Written exercise - Your task is to repeat the lines below exactly, excluding any pictures they contain.

Supplied material -
■ ■ ■ ■

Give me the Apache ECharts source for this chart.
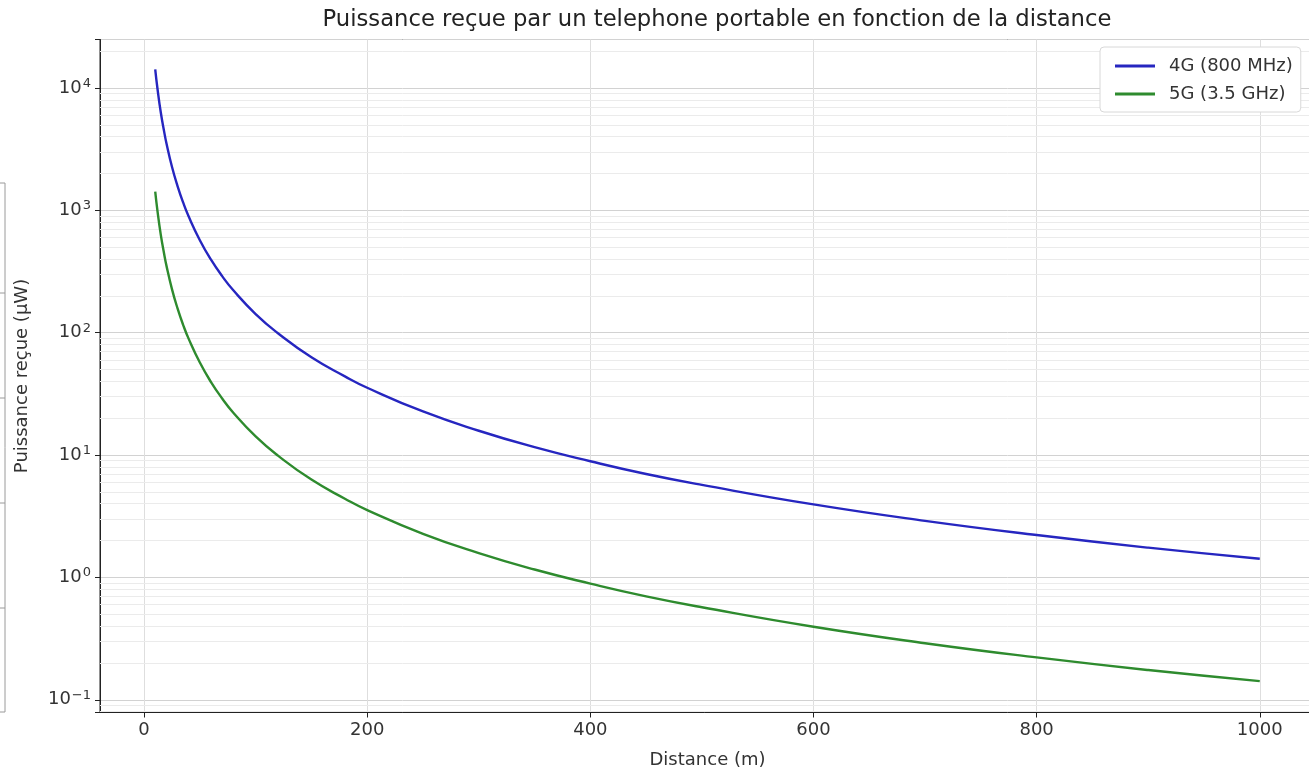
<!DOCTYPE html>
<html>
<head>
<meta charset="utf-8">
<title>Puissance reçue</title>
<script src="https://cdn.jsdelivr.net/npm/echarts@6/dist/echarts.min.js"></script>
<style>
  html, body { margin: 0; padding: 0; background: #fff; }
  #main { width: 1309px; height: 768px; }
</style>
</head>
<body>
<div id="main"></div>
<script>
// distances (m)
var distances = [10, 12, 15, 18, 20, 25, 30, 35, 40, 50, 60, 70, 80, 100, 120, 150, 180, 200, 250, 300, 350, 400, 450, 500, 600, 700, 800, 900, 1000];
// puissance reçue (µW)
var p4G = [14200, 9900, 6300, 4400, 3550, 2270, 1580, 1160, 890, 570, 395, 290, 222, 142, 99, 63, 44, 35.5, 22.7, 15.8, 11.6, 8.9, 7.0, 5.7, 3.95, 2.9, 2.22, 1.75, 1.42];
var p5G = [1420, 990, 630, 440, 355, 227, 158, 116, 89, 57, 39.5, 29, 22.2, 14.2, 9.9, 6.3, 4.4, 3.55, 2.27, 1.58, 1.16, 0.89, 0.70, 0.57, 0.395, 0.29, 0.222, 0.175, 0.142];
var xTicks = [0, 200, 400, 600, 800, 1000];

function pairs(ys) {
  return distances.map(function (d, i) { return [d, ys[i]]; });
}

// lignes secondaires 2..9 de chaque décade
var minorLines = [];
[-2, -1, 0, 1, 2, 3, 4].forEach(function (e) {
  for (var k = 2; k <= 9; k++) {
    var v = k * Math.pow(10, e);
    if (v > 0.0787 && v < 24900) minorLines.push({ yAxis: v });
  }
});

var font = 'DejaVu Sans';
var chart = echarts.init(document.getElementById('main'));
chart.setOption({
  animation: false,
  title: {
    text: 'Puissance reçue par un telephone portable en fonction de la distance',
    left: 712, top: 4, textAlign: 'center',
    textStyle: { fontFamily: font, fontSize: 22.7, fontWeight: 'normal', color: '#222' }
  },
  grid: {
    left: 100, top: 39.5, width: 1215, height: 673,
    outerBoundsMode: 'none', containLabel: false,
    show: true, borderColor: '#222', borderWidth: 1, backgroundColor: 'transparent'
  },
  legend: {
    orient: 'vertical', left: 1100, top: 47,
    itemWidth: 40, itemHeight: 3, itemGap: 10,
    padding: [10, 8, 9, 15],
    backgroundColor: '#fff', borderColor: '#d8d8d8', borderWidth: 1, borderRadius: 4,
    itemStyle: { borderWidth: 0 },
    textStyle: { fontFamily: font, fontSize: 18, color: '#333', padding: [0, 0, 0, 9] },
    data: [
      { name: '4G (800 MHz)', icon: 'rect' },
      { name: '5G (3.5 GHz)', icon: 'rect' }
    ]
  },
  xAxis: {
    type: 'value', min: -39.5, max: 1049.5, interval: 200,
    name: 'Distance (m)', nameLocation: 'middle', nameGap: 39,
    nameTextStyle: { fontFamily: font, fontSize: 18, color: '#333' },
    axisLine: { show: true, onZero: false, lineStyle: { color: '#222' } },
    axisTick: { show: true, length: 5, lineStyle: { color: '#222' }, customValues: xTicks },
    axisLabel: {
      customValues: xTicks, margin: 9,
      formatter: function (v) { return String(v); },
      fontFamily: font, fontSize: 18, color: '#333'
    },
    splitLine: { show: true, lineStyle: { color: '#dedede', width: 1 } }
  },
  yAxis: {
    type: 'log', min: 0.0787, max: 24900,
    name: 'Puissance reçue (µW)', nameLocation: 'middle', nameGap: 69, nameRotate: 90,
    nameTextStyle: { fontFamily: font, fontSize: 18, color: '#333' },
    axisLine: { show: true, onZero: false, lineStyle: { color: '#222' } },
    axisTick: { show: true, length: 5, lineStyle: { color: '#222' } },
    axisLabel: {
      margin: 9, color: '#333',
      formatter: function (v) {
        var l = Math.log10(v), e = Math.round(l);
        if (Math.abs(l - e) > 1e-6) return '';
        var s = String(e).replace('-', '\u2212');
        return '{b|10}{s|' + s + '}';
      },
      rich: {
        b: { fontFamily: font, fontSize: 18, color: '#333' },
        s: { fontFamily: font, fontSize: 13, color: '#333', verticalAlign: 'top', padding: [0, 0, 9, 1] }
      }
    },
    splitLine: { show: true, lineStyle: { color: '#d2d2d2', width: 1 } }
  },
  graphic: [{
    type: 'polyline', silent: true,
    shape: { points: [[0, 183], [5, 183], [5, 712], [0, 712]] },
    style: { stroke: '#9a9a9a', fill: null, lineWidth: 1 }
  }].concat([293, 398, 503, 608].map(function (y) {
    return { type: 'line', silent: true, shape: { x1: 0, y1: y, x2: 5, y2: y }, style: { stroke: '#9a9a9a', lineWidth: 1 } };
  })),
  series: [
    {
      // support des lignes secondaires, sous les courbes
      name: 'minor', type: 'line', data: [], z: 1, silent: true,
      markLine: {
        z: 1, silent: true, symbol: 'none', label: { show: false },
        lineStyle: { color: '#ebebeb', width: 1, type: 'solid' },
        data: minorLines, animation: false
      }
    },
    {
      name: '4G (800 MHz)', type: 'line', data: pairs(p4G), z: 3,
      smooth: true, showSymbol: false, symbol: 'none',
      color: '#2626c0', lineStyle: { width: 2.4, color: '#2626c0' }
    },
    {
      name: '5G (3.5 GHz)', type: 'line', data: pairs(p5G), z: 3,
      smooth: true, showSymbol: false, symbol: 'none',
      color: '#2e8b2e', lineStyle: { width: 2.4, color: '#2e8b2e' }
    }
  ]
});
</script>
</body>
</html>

■ ■ ■ ■

Response below -
Give me the Apache ECharts source for this chart.
<!DOCTYPE html>
<html>
<head>
<meta charset="utf-8">
<title>Puissance reçue</title>
<script src="https://cdn.jsdelivr.net/npm/echarts@6/dist/echarts.min.js"></script>
<style>
  html, body { margin: 0; padding: 0; background: #fff; }
  #main { width: 1309px; height: 768px; }
</style>
</head>
<body>
<div id="main"></div>
<script>
// distances (m)
var distances = [10, 12, 15, 18, 20, 25, 30, 35, 40, 50, 60, 70, 80, 100, 120, 150, 180, 200, 250, 300, 350, 400, 450, 500, 600, 700, 800, 900, 1000];
// puissance reçue (µW)
var p4G = [14200, 9900, 6300, 4400, 3550, 2270, 1580, 1160, 890, 570, 395, 290, 222, 142, 99, 63, 44, 35.5, 22.7, 15.8, 11.6, 8.9, 7.0, 5.7, 3.95, 2.9, 2.22, 1.75, 1.42];
var p5G = [1420, 990, 630, 440, 355, 227, 158, 116, 89, 57, 39.5, 29, 22.2, 14.2, 9.9, 6.3, 4.4, 3.55, 2.27, 1.58, 1.16, 0.89, 0.70, 0.57, 0.395, 0.29, 0.222, 0.175, 0.142];
var xTicks = [0, 200, 400, 600, 800, 1000];

function pairs(ys) {
  return distances.map(function (d, i) { return [d, ys[i]]; });
}

// lignes secondaires 2..9 de chaque décade
var minorLines = [];
[-2, -1, 0, 1, 2, 3, 4].forEach(function (e) {
  for (var k = 2; k <= 9; k++) {
    var v = k * Math.pow(10, e);
    if (v > 0.0787 && v < 24900) minorLines.push({ yAxis: v });
  }
});

var font = 'DejaVu Sans';
var chart = echarts.init(document.getElementById('main'));
chart.setOption({
  animation: false,
  title: {
    text: 'Puissance reçue par un telephone portable en fonction de la distance',
    left: 712, top: 4, textAlign: 'center',
    textStyle: { fontFamily: font, fontSize: 22.7, fontWeight: 'normal', color: '#222' }
  },
  grid: {
    left: 100, top: 39.5, width: 1215, height: 673,
    outerBoundsMode: 'none', containLabel: false,
    show: true, borderColor: '#222', borderWidth: 1, backgroundColor: 'transparent'
  },
  legend: {
    orient: 'vertical', left: 1100, top: 47,
    itemWidth: 40, itemHeight: 3, itemGap: 10,
    padding: [10, 8, 9, 15],
    backgroundColor: '#fff', borderColor: '#d8d8d8', borderWidth: 1, borderRadius: 4,
    itemStyle: { borderWidth: 0 },
    textStyle: { fontFamily: font, fontSize: 18, color: '#333', padding: [0, 0, 0, 9] },
    data: [
      { name: '4G (800 MHz)', icon: 'rect' },
      { name: '5G (3.5 GHz)', icon: 'rect' }
    ]
  },
  xAxis: {
    type: 'value', min: -39.5, max: 1049.5, interval: 200,
    name: 'Distance (m)', nameLocation: 'middle', nameGap: 39,
    nameTextStyle: { fontFamily: font, fontSize: 18, color: '#333' },
    axisLine: { show: true, onZero: false, lineStyle: { color: '#222' } },
    axisTick: { show: true, length: 5, lineStyle: { color: '#222' }, customValues: xTicks },
    axisLabel: {
      customValues: xTicks, margin: 9,
      formatter: function (v) { return String(v); },
      fontFamily: font, fontSize: 18, color: '#333'
    },
    splitLine: { show: true, lineStyle: { color: '#dedede', width: 1 } }
  },
  yAxis: {
    type: 'log', min: 0.0787, max: 24900,
    name: 'Puissance reçue (µW)', nameLocation: 'middle', nameGap: 69, nameRotate: 90,
    nameTextStyle: { fontFamily: font, fontSize: 18, color: '#333' },
    axisLine: { show: true, onZero: false, lineStyle: { color: '#222' } },
    axisTick: { show: true, length: 5, lineStyle: { color: '#222' } },
    axisLabel: {
      margin: 9, color: '#333',
      formatter: function (v) {
        var l = Math.log10(v), e = Math.round(l);
        if (Math.abs(l - e) > 1e-6) return '';
        var s = String(e).replace('-', '\u2212');
        return '{b|10}{s|' + s + '}';
      },
      rich: {
        b: { fontFamily: font, fontSize: 18, color: '#333' },
        s: { fontFamily: font, fontSize: 13, color: '#333', verticalAlign: 'top', padding: [0, 0, 9, 1] }
      }
    },
    splitLine: { show: true, lineStyle: { color: '#d2d2d2', width: 1 } }
  },
  graphic: [{
    type: 'polyline', silent: true,
    shape: { points: [[0, 183], [5, 183], [5, 712], [0, 712]] },
    style: { stroke: '#9a9a9a', fill: null, lineWidth: 1 }
  }].concat([293, 398, 503, 608].map(function (y) {
    return { type: 'line', silent: true, shape: { x1: 0, y1: y, x2: 5, y2: y }, style: { stroke: '#9a9a9a', lineWidth: 1 } };
  })),
  series: [
    {
      // support des lignes secondaires, sous les courbes
      name: 'minor', type: 'line', data: [], z: 1, silent: true,
      markLine: {
        z: 1, silent: true, symbol: 'none', label: { show: false },
        lineStyle: { color: '#ebebeb', width: 1, type: 'solid' },
        data: minorLines, animation: false
      }
    },
    {
      name: '4G (800 MHz)', type: 'line', data: pairs(p4G), z: 3,
      smooth: true, showSymbol: false, symbol: 'none',
      color: '#2626c0', lineStyle: { width: 2.4, color: '#2626c0' }
    },
    {
      name: '5G (3.5 GHz)', type: 'line', data: pairs(p5G), z: 3,
      smooth: true, showSymbol: false, symbol: 'none',
      color: '#2e8b2e', lineStyle: { width: 2.4, color: '#2e8b2e' }
    }
  ]
});
</script>
</body>
</html>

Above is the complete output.